Moseleyi
Moseleyi

Reputation: 2859

PHP - closing sessions

I have read this topic as I was wondering if it's possible to close a session remotely. It is possible I might not be understanding the topic entirely so please let me know.

Ideally if somebody is logged in to my application and then logs again using different PC - I would like to close the other session without using the database.

I've used this:

session_start();
session_id($ns);
session_destroy();
ob_start(); 
session_start();
session_regenerate_id();

but it doesn't actually destroy the session. Am I doing something incorrectly?

-- edit

Forgot to add few details. I only want to contact the database once - when person logs in again - the current session_id is then added to $ns variable.

But I don't want to access the DB on each page. Before I log somebody in I am reading the session from DB and trying to destroy it and start a new one.

Changed order of session_start() and session_id($ns) and still can't do it

Upvotes: 1

Views: 107

Answers (2)

Max
Max

Reputation: 2643

Store the $_server['remotehost'] in the user table of the database as the user logs on.

Then compare it to the current host every time the user accesses your application.

If they don't match destroy the current session and ask the user to login again.

Upvotes: 1

jbafford
jbafford

Reputation: 5668

When specifying a session id, session_id() must be called before session_start().

If you want to log a user out of other logged in sessions when they log in, you're going to have to do further work, most likely involving the database.

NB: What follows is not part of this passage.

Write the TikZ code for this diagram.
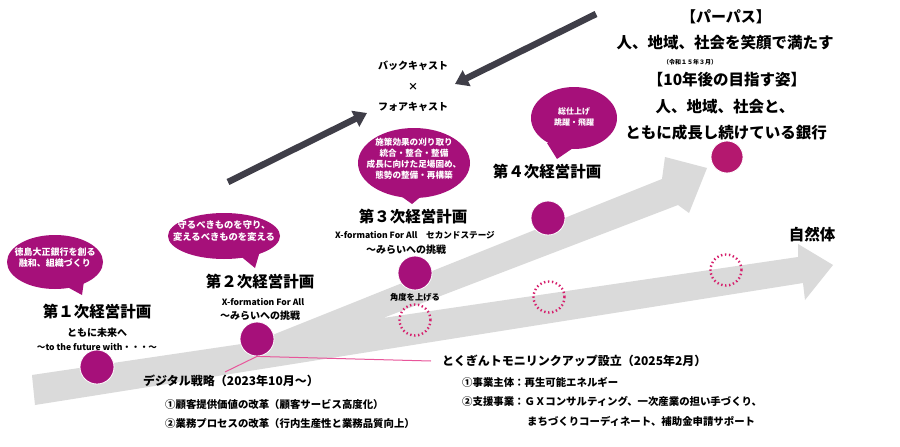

Otherwise, you have no way of knowing which session to destroy.

It's generally not necessary to actually destroy the session until it's accessed again, so going through the trouble of getting a session id just so you can destroy it is more work than necessary. But if you really want to do it that way, then you should store the user's session id in the database, and use it to destroy their prior session.

A better approach would be to store a token of some sort (unique string, login time, or something) in both the session and the database that, on each page access, can then be validated. If the token in the database does not match the token in the session, the session is old/invalid and the user can be logged out at that time.